Background: Respiratory syncytial virus (RSV) is a common cause of bronchiolitis in infants. In children with congenital heart disease (CHD), it is associated with significant morbidity and mortality. Palivizumab is a monoclonal antibody that reduces the number of RSV-associated hospitalizations in children with CHD. We sought to assess cost savings and cost-effectiveness of palivizumab in children < 2 years old with hemodynamically significant CHD in a provincially administered RSV prophylaxis program.
Methods: A cohort of children who received palivizumab (N = 292) from 2003-2007 was compared to a historical cohort of children (N = 412) from 1998-2003 who met the eligibility criteria for palivizumab prior to initiation of the prophylaxis program.

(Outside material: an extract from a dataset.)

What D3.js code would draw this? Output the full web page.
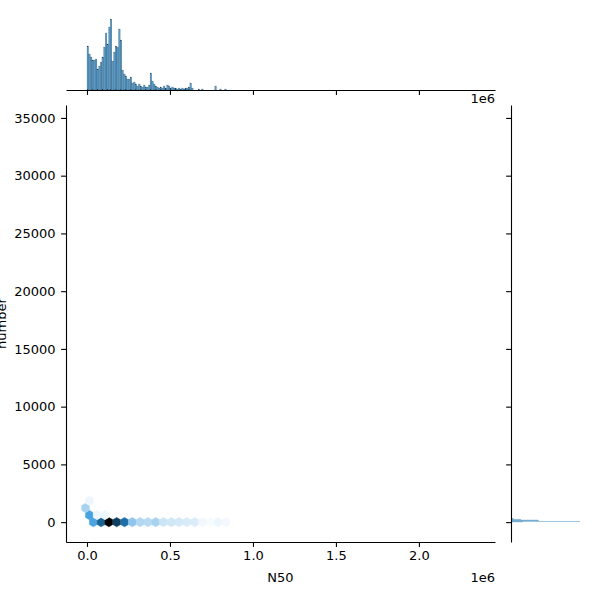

Direct and indirect costs and benefits were determined.
Results: The direct and indirect costs in the historical cohort were $838 per patient season compared to $9130 per patient season in the palivizumab cohort. Risk of admission was reduced by 42%, and days in hospital were reduced by 83%. The incremental cost of the RSV prophylaxis program was $8292 per patient for 1 RSV season. The incremental cost to prevent 1 day of hospitalization was $15,514. The cost of palivizumab accounted for 87.9% of the cost of prophylaxis.
Conclusions: Palivizumab is clinically effective; however, the cost was exceptionally high relative to the outcomes in this population. Given the financial constraints in a public health care setting, more strict criteria for patient selection or reduced drug costs would improve the cost-effectiveness of RSV prophylaxis.